# What you need to do
Copy out the data below as written; omit any images.

# Collected material

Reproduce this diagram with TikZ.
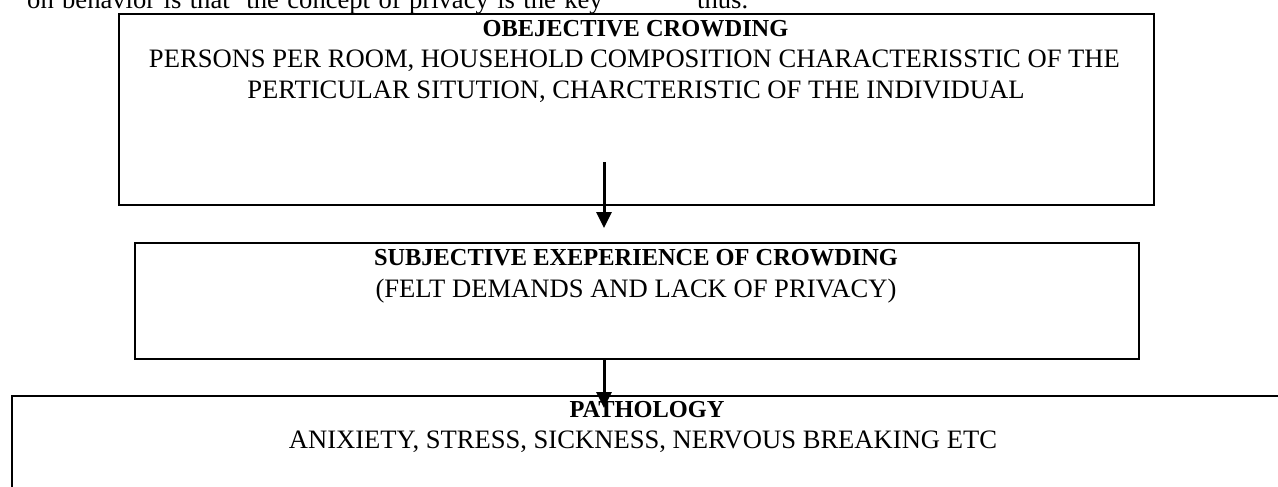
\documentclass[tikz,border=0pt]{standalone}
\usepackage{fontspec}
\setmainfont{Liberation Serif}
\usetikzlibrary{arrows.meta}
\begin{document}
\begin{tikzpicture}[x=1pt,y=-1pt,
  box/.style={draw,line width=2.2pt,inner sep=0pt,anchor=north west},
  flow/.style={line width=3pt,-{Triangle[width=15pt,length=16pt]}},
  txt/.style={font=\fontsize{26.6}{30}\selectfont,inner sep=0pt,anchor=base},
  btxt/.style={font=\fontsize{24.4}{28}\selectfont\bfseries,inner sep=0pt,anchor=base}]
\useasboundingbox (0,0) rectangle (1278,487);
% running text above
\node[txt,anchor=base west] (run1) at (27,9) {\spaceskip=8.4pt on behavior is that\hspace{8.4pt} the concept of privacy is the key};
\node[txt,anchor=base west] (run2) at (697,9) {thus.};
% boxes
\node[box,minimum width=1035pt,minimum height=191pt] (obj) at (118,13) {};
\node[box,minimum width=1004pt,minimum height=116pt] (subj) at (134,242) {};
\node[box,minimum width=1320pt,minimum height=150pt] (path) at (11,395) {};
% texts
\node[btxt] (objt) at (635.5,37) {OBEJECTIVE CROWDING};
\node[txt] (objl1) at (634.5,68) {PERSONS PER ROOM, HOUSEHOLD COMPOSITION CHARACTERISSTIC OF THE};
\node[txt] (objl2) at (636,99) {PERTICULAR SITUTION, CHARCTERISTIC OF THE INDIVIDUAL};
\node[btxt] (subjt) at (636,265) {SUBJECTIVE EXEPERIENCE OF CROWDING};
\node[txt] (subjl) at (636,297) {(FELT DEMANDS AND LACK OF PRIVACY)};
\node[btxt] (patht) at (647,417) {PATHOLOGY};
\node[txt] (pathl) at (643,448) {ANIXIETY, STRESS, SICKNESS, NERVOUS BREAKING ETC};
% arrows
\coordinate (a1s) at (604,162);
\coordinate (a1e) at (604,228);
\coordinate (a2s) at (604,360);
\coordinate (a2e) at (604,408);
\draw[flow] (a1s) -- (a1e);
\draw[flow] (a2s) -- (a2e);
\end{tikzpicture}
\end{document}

# Solution to the problem
Reproduce this diagram with TikZ.
\documentclass[tikz,border=0pt]{standalone}
\usepackage{fontspec}
\setmainfont{Liberation Serif}
\usetikzlibrary{arrows.meta}
\begin{document}
\begin{tikzpicture}[x=1pt,y=-1pt,
  box/.style={draw,line width=2.2pt,inner sep=0pt,anchor=north west},
  flow/.style={line width=3pt,-{Triangle[width=15pt,length=16pt]}},
  txt/.style={font=\fontsize{26.6}{30}\selectfont,inner sep=0pt,anchor=base},
  btxt/.style={font=\fontsize{24.4}{28}\selectfont\bfseries,inner sep=0pt,anchor=base}]
\useasboundingbox (0,0) rectangle (1278,487);
% running text above
\node[txt,anchor=base west] (run1) at (27,9) {\spaceskip=8.4pt on behavior is that\hspace{8.4pt} the concept of privacy is the key};
\node[txt,anchor=base west] (run2) at (697,9) {thus.};
% boxes
\node[box,minimum width=1035pt,minimum height=191pt] (obj) at (118,13) {};
\node[box,minimum width=1004pt,minimum height=116pt] (subj) at (134,242) {};
\node[box,minimum width=1320pt,minimum height=150pt] (path) at (11,395) {};
% texts
\node[btxt] (objt) at (635.5,37) {OBEJECTIVE CROWDING};
\node[txt] (objl1) at (634.5,68) {PERSONS PER ROOM, HOUSEHOLD COMPOSITION CHARACTERISSTIC OF THE};
\node[txt] (objl2) at (636,99) {PERTICULAR SITUTION, CHARCTERISTIC OF THE INDIVIDUAL};
\node[btxt] (subjt) at (636,265) {SUBJECTIVE EXEPERIENCE OF CROWDING};
\node[txt] (subjl) at (636,297) {(FELT DEMANDS AND LACK OF PRIVACY)};
\node[btxt] (patht) at (647,417) {PATHOLOGY};
\node[txt] (pathl) at (643,448) {ANIXIETY, STRESS, SICKNESS, NERVOUS BREAKING ETC};
% arrows
\coordinate (a1s) at (604,162);
\coordinate (a1e) at (604,228);
\coordinate (a2s) at (604,360);
\coordinate (a2e) at (604,408);
\draw[flow] (a1s) -- (a1e);
\draw[flow] (a2s) -- (a2e);
\end{tikzpicture}
\end{document}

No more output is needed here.